▶ _Your objective_: Leave the pictures out, and output exactly the lines from the one containing "Give me the D3.js source for this chart." through the one containing "var pL = 72, pR = 364, pT = 23, pB = 340;".

▶ _Record list_:
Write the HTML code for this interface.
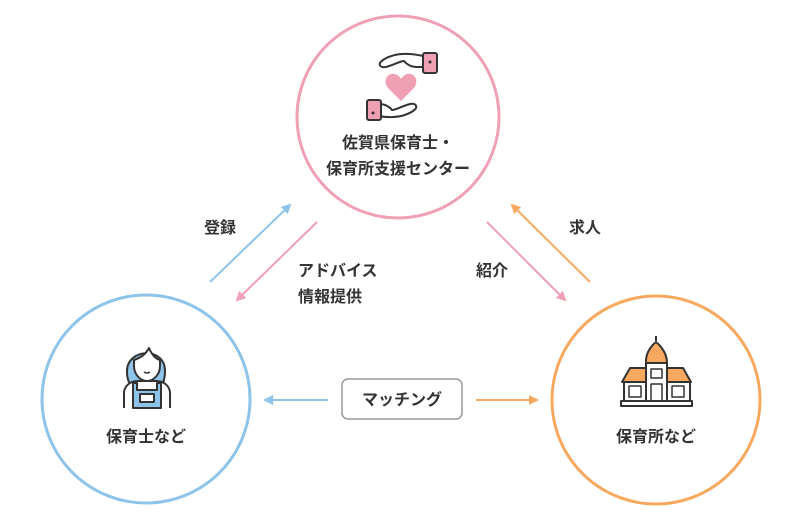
<!DOCTYPE html>
<html><head><meta charset="utf-8"><style>
body{margin:0;background:#fff;}
svg text{font-family:"Liberation Sans","Noto Sans CJK JP",sans-serif;font-weight:bold;fill:#333;font-size:16px;}
</style></head><body>
<svg width="800" height="520" viewBox="0 0 800 520" xmlns="http://www.w3.org/2000/svg">
<defs>
<marker id="ab" markerWidth="10" markerHeight="10" refX="8" refY="5" orient="auto" markerUnits="userSpaceOnUse"><path d="M0,0 L10,5 L0,10 Z" fill="#8ec4ea"/></marker>
<marker id="ap" markerWidth="10" markerHeight="10" refX="8" refY="5" orient="auto" markerUnits="userSpaceOnUse"><path d="M0,0 L10,5 L0,10 Z" fill="#f0a0b5"/></marker>
<marker id="ao" markerWidth="10" markerHeight="10" refX="8" refY="5" orient="auto" markerUnits="userSpaceOnUse"><path d="M0,0 L10,5 L0,10 Z" fill="#f9a95f"/></marker>
</defs>
<circle cx="398" cy="117" r="101" fill="#fff" stroke="#f0a0b5" stroke-width="3"/>
<circle cx="146" cy="399" r="104" fill="#fff" stroke="#8ec4ea" stroke-width="3"/>
<circle cx="656" cy="400" r="104" fill="#fff" stroke="#f9a95f" stroke-width="3"/>
<!-- hands & heart -->
<g stroke="#333" stroke-width="2" stroke-linejoin="round" stroke-linecap="round">
<path d="M423,56 C405,52 392,54 383,60 C377,64 380,68 386,67 C394,65 400,61 404,61 C410,68 416,67 423,67" fill="#fff"/>
<rect x="423" y="53" width="14" height="20" rx="2" fill="#f0a0b5"/>
<path d="M373,115 C391,119 404,117 413,111 C419,107 416,103 410,104 C402,106 396,110 392,110 C386,103 380,104 373,104" fill="#fff"/>
<rect x="367" y="100" width="14" height="20" rx="2" fill="#f0a0b5"/>
</g>
<circle cx="430" cy="62" r="1.5" fill="#333"/><circle cx="373" cy="113" r="1.5" fill="#333"/>
<path d="M401,101 L389,89 C382,82 387,72 395,74 C398,75 400,77 401,79 C402,77 404,75 407,74 C415,72 420,82 413,89 Z" fill="#f0a0b5"/>
<text x="398" y="148" text-anchor="middle">佐賀県保育士・</text>
<text x="398" y="174" text-anchor="middle">保育所支援センター</text>
<!-- person -->
<g stroke="#333" stroke-width="2" stroke-linejoin="round">
<path d="M158,368 C164,378 166,385 160,392" fill="none"/>
<path d="M127,372 C126,348 166,346 165,372 C165,380 162,385 160,388 L133,388 C129,384 127,378 127,372 Z" fill="#8ec4ea"/>
<path d="M134,360 C140,358 146,354 149,348 C152,355 156,359 160,360 L160,366 C160,374 154,381 147,381 C140,381 134,374 134,366 Z" fill="#fff"/>
<path d="M124,408 L124,392 C125,385 131,381 138,381 L156,381 C163,381 169,385 170,392 L170,408" fill="#fff"/>
<path d="M133,408 L133,383 L137,383 L137,390 L157,390 L157,383 L161,383 L161,408 Z" fill="#8ec4ea"/>
<rect x="140" y="394" width="14" height="8" fill="#fff"/>
</g>
<path d="M144,372 Q147,374 150,372" stroke="#333" stroke-width="1.5" fill="none"/>
<text x="146" y="442" text-anchor="middle">保育士など</text>
<!-- building -->
<g stroke="#333" stroke-width="2" stroke-linejoin="round">
<line x1="656" y1="336" x2="656" y2="341"/>
<path d="M646,363 C645,350 656,342 656,342 C656,342 667,350 667,363 Z" fill="#f9a95f"/>
<path d="M622,382 L630,368 L646,368 L646,382 Z M667,368 L683,368 L691,382 L667,382 Z" fill="#f9a95f"/>
<rect x="646" y="363" width="21" height="39" fill="#fff"/>
<rect x="624" y="382" width="22" height="20" fill="#fff"/><rect x="667" y="382" width="23" height="20" fill="#fff"/>
<rect x="621" y="401" width="71" height="5" fill="#fff"/>
<rect x="651" y="369" width="11" height="9" fill="none" stroke-width="1.5"/>
<rect x="651" y="384" width="11" height="17" fill="none" stroke-width="1.5"/>
<rect x="629" y="386" width="12" height="11" fill="none" stroke-width="1.5"/>
<rect x="672" y="386" width="12" height="11" fill="none" stroke-width="1.5"/>
</g>
<text x="656" y="442" text-anchor="middle">保育所など</text>
<!-- arrows -->
<line x1="210" y1="282" x2="290" y2="205" stroke="#8ec4ea" stroke-width="2" marker-end="url(#ab)"/>
<line x1="317" y1="222" x2="237" y2="300" stroke="#f0a0b5" stroke-width="2" marker-end="url(#ap)"/>
<line x1="487" y1="222" x2="565" y2="300" stroke="#f0a0b5" stroke-width="2" marker-end="url(#ap)"/>
<line x1="590" y1="282" x2="512" y2="205" stroke="#f9a95f" stroke-width="2" marker-end="url(#ao)"/>
<line x1="328" y1="400" x2="265" y2="400" stroke="#8ec4ea" stroke-width="2" marker-end="url(#ab)"/>
<line x1="476" y1="400" x2="537" y2="400" stroke="#f9a95f" stroke-width="2" marker-end="url(#ao)"/>
<rect x="342" y="379" width="120" height="40" rx="6" fill="#fff" stroke="#999" stroke-width="1.5"/>
<text x="402" y="405" text-anchor="middle">マッチング</text>
<text x="220" y="233" text-anchor="middle">登録</text>
<text x="298" y="276">アドバイス</text>
<text x="298" y="302">情報提供</text>
<text x="492" y="276" text-anchor="middle">紹介</text>
<text x="585" y="233" text-anchor="middle">求人</text>
</svg>
</body></html>
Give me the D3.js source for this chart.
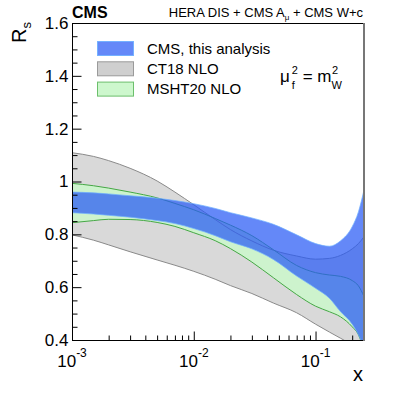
<!DOCTYPE html>
<meta charset="utf-8">
<head>
  <title>Rs vs x</title>
  <script src="https://d3js.org/d3.v7.min.js"></script>
  <style>
    body { margin: 0; background: #fff; }
    text { font-family: "Liberation Sans", Arial, sans-serif; fill: #000; }
  </style>
</head>
<body>
<svg id="chart"></svg>
<script>
// x grid of the bands
var xVals    = [0.001, 0.0015, 0.002, 0.003, 0.005, 0.007, 0.01, 0.015, 0.02, 0.03, 0.045, 0.07, 0.1, 0.13, 0.16, 0.2, 0.225, 0.25];
// CMS, this analysis
var cmsHi    = [0.960, 0.957, 0.953, 0.946, 0.937, 0.928, 0.916, 0.898, 0.882, 0.862, 0.838, 0.798, 0.765, 0.755, 0.775, 0.829, 0.885, 0.968];
var cmsLo    = [0.882, 0.877, 0.872, 0.865, 0.852, 0.841, 0.822, 0.795, 0.772, 0.745, 0.705, 0.642, 0.596, 0.558, 0.508, 0.460, 0.420, 0.370];
// CT18 NLO
var ct18Hi   = [1.109, 1.095, 1.079, 1.050, 1.002, 0.960, 0.912, 0.856, 0.818, 0.775, 0.740, 0.718, 0.706, 0.709, 0.720, 0.745, 0.765, 0.791];
var ct18Lo   = [0.798, 0.778, 0.760, 0.734, 0.703, 0.683, 0.660, 0.630, 0.606, 0.576, 0.540, 0.503, 0.460, 0.430, 0.407, 0.382, 0.368, 0.352];
// MSHT20 NLO
var mshtHi   = [0.993, 0.984, 0.975, 0.960, 0.938, 0.917, 0.893, 0.860, 0.835, 0.795, 0.742, 0.682, 0.655, 0.646, 0.641, 0.625, 0.605, 0.565];
var mshtLo   = [0.844, 0.852, 0.857, 0.856, 0.845, 0.830, 0.806, 0.776, 0.746, 0.695, 0.636, 0.572, 0.528, 0.507, 0.488, 0.450, 0.420, 0.360];

var yMajor = [0.4, 0.6, 0.8, 1.0, 1.2, 1.4, 1.6];
var yLabels = ["0.4", "0.6", "0.8", "1", "1.2", "1.4", "1.6"];
var xMajor = [0.001, 0.01, 0.1];
var xExp = ["-3", "-2", "-1"];
var legendNames = ["CMS, this analysis", "CT18 NLO", "MSHT20 NLO"];

var W = 399, H = 404;
var pL = 72, pR = 364, pT = 23, pB = 340;

var svg = d3.select("#chart").attr("width", W).attr("height", H);

var x = d3.scaleLog().domain([0.001, 0.25]).range([pL, pR]);
var y = d3.scaleLinear().domain([0.4, 1.6]).range([pB, pT]);

svg.append("clipPath").attr("id", "clip")
  .append("rect").attr("x", pL).attr("y", pT)
  .attr("width", pR - pL).attr("height", pB - pT);

function band(hi, lo) {
  return d3.area()
    .x(function(d, i) { return x(xVals[i]); })
    .y0(function(d, i) { return y(lo[i]); })
    .y1(function(d, i) { return y(hi[i]); })
    .curve(d3.curveMonotoneX)(xVals);
}
function edge(vals) {
  return d3.line()
    .x(function(d, i) { return x(xVals[i]); })
    .y(function(d, i) { return y(vals[i]); })
    .curve(d3.curveMonotoneX)(xVals);
}

var plot = svg.append("g").attr("clip-path", "url(#clip)");

var grayFill = "#d9d9d9", grayLine = "#8a8a8a";
var greenFill = "#cdf3cd", greenLine = "#45a845";
var blueFill = "rgba(40,90,245,0.72)", blueLine = "rgba(110,175,255,0.9)";

plot.append("path").attr("d", band(ct18Hi, ct18Lo)).attr("fill", grayFill);
plot.append("path").attr("d", band(mshtHi, mshtLo)).attr("fill", greenFill);
[ct18Hi, ct18Lo].forEach(function(v) {
  plot.append("path").attr("d", edge(v)).attr("fill", "none").attr("stroke", grayLine).attr("stroke-width", 1);
});
[mshtHi, mshtLo].forEach(function(v) {
  plot.append("path").attr("d", edge(v)).attr("fill", "none").attr("stroke", greenLine).attr("stroke-width", 1);
});
plot.append("path").attr("d", band(cmsHi, cmsLo)).attr("fill", blueFill);
[cmsHi, cmsLo].forEach(function(v) {
  plot.append("path").attr("d", edge(v)).attr("fill", "none").attr("stroke", blueLine).attr("stroke-width", 0.8);
});

// frame
svg.append("rect").attr("x", pL + 0.5).attr("y", pT + 0.5)
  .attr("width", pR - pL - 0.5).attr("height", pB - pT)
  .attr("fill", "none").attr("stroke", "#000").attr("stroke-width", 1);
svg.append("line").attr("x1", pR).attr("x2", pR).attr("y1", pT).attr("y2", pB + 1)
  .attr("stroke", "#777").attr("stroke-width", 2);

// y axis ticks (inside)
var yMinor = d3.range(0.45, 1.6, 0.05).filter(function(v) {
  return Math.abs(Math.round(v * 5) - v * 5) > 0.01;
});
svg.append("g").attr("transform", "translate(" + (pL + 0.5) + ",0)")
  .call(d3.axisLeft(y).tickValues(yMinor).tickSize(-5).tickFormat(""))
  .call(function(g) { g.select(".domain").remove(); });
var yAx = svg.append("g").attr("transform", "translate(" + (pL + 0.5) + ",0)")
  .call(d3.axisLeft(y).tickValues(yMajor).tickSize(-9).tickPadding(4)
    .tickFormat(function(d, i) { return yLabels[i]; }));
yAx.select(".domain").remove();
yAx.selectAll("text").style("font-size", "17px").attr("font-family", null);

// x axis ticks (inside)
var xMinor = [];
[0.001, 0.01, 0.1].forEach(function(dec) {
  for (var k = 2; k <= 9; k++) if (dec * k <= 0.25) xMinor.push(dec * k);
});
svg.append("g").attr("transform", "translate(0," + (pB + 0.5) + ")")
  .call(d3.axisBottom(x).tickValues(xMinor).tickSize(-5).tickFormat(""))
  .call(function(g) { g.select(".domain").remove(); });
svg.append("g").attr("transform", "translate(0," + (pB + 0.5) + ")")
  .call(d3.axisBottom(x).tickValues(xMajor).tickSize(-9).tickFormat(""))
  .call(function(g) { g.select(".domain").remove(); });

var xl = svg.selectAll(".xlab").data(xMajor).enter().append("text")
  .attr("class", "xlab")
  .attr("x", function(d) { return x(d); })
  .attr("y", 367)
  .attr("text-anchor", "middle")
  .style("font-size", "17px");
xl.append("tspan").text("10");
xl.append("tspan").attr("dy", -10).style("font-size", "12px").text(function(d, i) { return xExp[i]; });

svg.selectAll(".tick line").attr("stroke", "#000");

// axis titles
svg.append("text").attr("x", 363).attr("y", 381).attr("text-anchor", "end")
  .style("font-size", "20px").text("x");
var yt = svg.append("text").attr("transform", "translate(26,43) rotate(-90)")
  .attr("text-anchor", "start").style("font-size", "20px");
yt.append("tspan").text("R");
yt.append("tspan").attr("dy", 5).style("font-size", "13px").text("s");

// header
svg.append("text").attr("x", 72).attr("y", 18).style("font-size", "16px")
  .style("font-weight", "bold").text("CMS");
var hd = svg.append("text").attr("x", 363).attr("y", 17).attr("text-anchor", "end")
  .style("font-size", "13px");
hd.append("tspan").text("HERA DIS + CMS A");
hd.append("tspan").attr("dy", 3).style("font-size", "8px").text("\u03bc");
hd.append("tspan").attr("dy", -3).text(" + CMS W+c");

// legend
var legFill = [blueFill, "#cfcfcf", "#cdf7cd"];
var legLine = ["rgba(110,175,255,0.9)", "#9a9a9a", "#6cbf6c"];
var leg = svg.selectAll(".leg").data(legendNames).enter().append("g")
  .attr("class", "leg")
  .attr("transform", function(d, i) { return "translate(0," + (41 + i * 20.3) + ")"; });
leg.append("rect").attr("x", 97.5).attr("y", 0.5).attr("width", 36).attr("height", 14)
  .attr("fill", function(d, i) { return legFill[i]; })
  .attr("stroke", function(d, i) { return legLine[i]; });
leg.append("text").attr("x", 147).attr("y", 12.5).style("font-size", "15px")
  .text(function(d) { return d; });

// scale label
var mu = svg.append("text").attr("x", 280).attr("y", 82).style("font-size", "17px");
mu.append("tspan").text("\u03bc");
mu.append("tspan").attr("dy", 7).attr("dx", 2).style("font-size", "11px").text("f");
mu.append("tspan").attr("dy", -15).attr("dx", -3).style("font-size", "11px").text("2");
mu.append("tspan").attr("dy", 8).text(" = m");
mu.append("tspan").attr("dy", 7).style("font-size", "11px").text("W");
mu.append("tspan").attr("dy", -15).attr("dx", -10).style("font-size", "11px").text("2");
</script>
</body>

▶ _Solved problem_:
Give me the D3.js source for this chart.
<!DOCTYPE html>
<meta charset="utf-8">
<head>
  <title>Rs vs x</title>
  <script src="https://d3js.org/d3.v7.min.js"></script>
  <style>
    body { margin: 0; background: #fff; }
    text { font-family: "Liberation Sans", Arial, sans-serif; fill: #000; }
  </style>
</head>
<body>
<svg id="chart"></svg>
<script>
// x grid of the bands
var xVals    = [0.001, 0.0015, 0.002, 0.003, 0.005, 0.007, 0.01, 0.015, 0.02, 0.03, 0.045, 0.07, 0.1, 0.13, 0.16, 0.2, 0.225, 0.25];
// CMS, this analysis
var cmsHi    = [0.960, 0.957, 0.953, 0.946, 0.937, 0.928, 0.916, 0.898, 0.882, 0.862, 0.838, 0.798, 0.765, 0.755, 0.775, 0.829, 0.885, 0.968];
var cmsLo    = [0.882, 0.877, 0.872, 0.865, 0.852, 0.841, 0.822, 0.795, 0.772, 0.745, 0.705, 0.642, 0.596, 0.558, 0.508, 0.460, 0.420, 0.370];
// CT18 NLO
var ct18Hi   = [1.109, 1.095, 1.079, 1.050, 1.002, 0.960, 0.912, 0.856, 0.818, 0.775, 0.740, 0.718, 0.706, 0.709, 0.720, 0.745, 0.765, 0.791];
var ct18Lo   = [0.798, 0.778, 0.760, 0.734, 0.703, 0.683, 0.660, 0.630, 0.606, 0.576, 0.540, 0.503, 0.460, 0.430, 0.407, 0.382, 0.368, 0.352];
// MSHT20 NLO
var mshtHi   = [0.993, 0.984, 0.975, 0.960, 0.938, 0.917, 0.893, 0.860, 0.835, 0.795, 0.742, 0.682, 0.655, 0.646, 0.641, 0.625, 0.605, 0.565];
var mshtLo   = [0.844, 0.852, 0.857, 0.856, 0.845, 0.830, 0.806, 0.776, 0.746, 0.695, 0.636, 0.572, 0.528, 0.507, 0.488, 0.450, 0.420, 0.360];

var yMajor = [0.4, 0.6, 0.8, 1.0, 1.2, 1.4, 1.6];
var yLabels = ["0.4", "0.6", "0.8", "1", "1.2", "1.4", "1.6"];
var xMajor = [0.001, 0.01, 0.1];
var xExp = ["-3", "-2", "-1"];
var legendNames = ["CMS, this analysis", "CT18 NLO", "MSHT20 NLO"];

var W = 399, H = 404;
var pL = 72, pR = 364, pT = 23, pB = 340;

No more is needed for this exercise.